The whole project has been a hardship on my part. He stayed several days each visit, but he was so preoccupied that he didn't help us once at the ranch. June is a busy month. We sprayed the cattle twice for a new drouth-resistant fungus that causes the cows to look like severe cases of lice infection. Been a big help to his old daddy if he'd stayed around to gather and doctor the cattle instead spending all his time over at the art museum in San Angelo.
Folks over in Angelo were making a big splash of the sculpture, how the two figures are going to be bronze one and a half times life-size, or nine or ten feet tall, standing in front of the new visitors' center on the river. I wasn't so carried away. At Mertzon, we have a native stone monument commemorating war veterans and a granite slab with a bronze plaque honoring the Dove Creek Indian Battle in front of the courthouse right by a tall flagpole flying the Stars and Stripes and the banner of the State of Texas. The Mertzon work is unsigned, yet whoever the artist was, he probably stayed in touch with his dad during the sculpting in case the old man needed to work his cattle, doctor his sheep or haul hay.
In the first place, sculptors should stay home — have a sense of place. The famous Michelangelo was a homebody. Pope Julius II had to threaten the Lord Mayor of Florence with excommunication for all of Florence to get Michelangelo to come do the murals in the Sistine Chapel. Means Michelangelo put his hometown above the very Vatican City of the Diocese of Rome. Had the Lord Mayor not knuckled under, Michelangelo might have had time to do another beautiful piece like his David.
At the unveiling of the model on the big night my son was chosen to do the sculpture, over and over all I heard was: "I just can't believe he's your son." Hand it to Wool Capitol citizens, there's no fooling those hombres. They know ranchers. Know the only speck of color that ever comes into ranch life is a piece of red marking chalk to stripe an old ewe's back. Know further the only exposure to color and light in our past is the swirling front of a nickelodeon in a cowboy joint, where art appreciation refines slow — real slow.
But I didn't expect any town person to appreciate how much I contributed to his being prepared to be an artist. Artists need retreats. Several summers, I allowed him to live at the line camp in complete solitude. Gave him the chance to appreciate nature, to sleep out on the back porch and eat his lunch in the pasture. Also, Goat Whiskers the Younger deserves credit for shaping his life. Whiskers introduced him to the ring of a steel crowbar resounding against flint rock. Showed him the freedom of taking the outside swing on dozens of pre-daylight roundups. And best of all, kept him in the country on weekends, away from the wasteful frivolity of the cities.
One of the reporters for the Angelo daily asked me what schooling or training influenced his career the most. I told him old Cecil Parks on the Whiskers ranch taught him more about gathering stock and throwing a quiet, quick loop at the correct moment than all the days he spent working in my sheep-scattering episodes. The fellow looked puzzled. I explained that unless a hand learns the right move at the right time, he can be more trouble than help around livestock. Hard to tell a city fellow how much time it takes to learn to be a cowboy.

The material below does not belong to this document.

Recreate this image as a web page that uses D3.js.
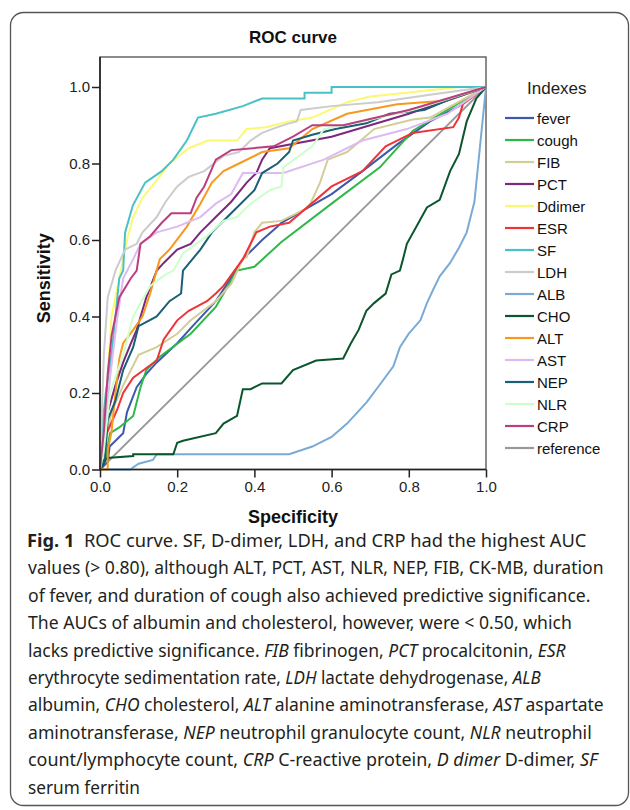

One night sitting in the front yard at the ranch, he admitted how different his brothers in Austin had become. How back when they dug rock holes for Goat Whisker's highway fence, they never hurt each other's feelings. "Sometimes," he said, "we'd become plenty upset over hitting rock six inches below the ground instead of 12. But as far as tender feelings, our backs and palms ached too bad to add a hurt." (The fence they built for Whiskers stills stands over where I join his horse trap.)
He's returning in the fall for more art business. I wrote him a postcard telling him that if he came a little earlier, we needed to wean the calves and ship the old cows. Be a good chance to reattach to the spirit of the land. Pope Julius sure knew how to deal with artists. Maybe I'm using too soft a glove.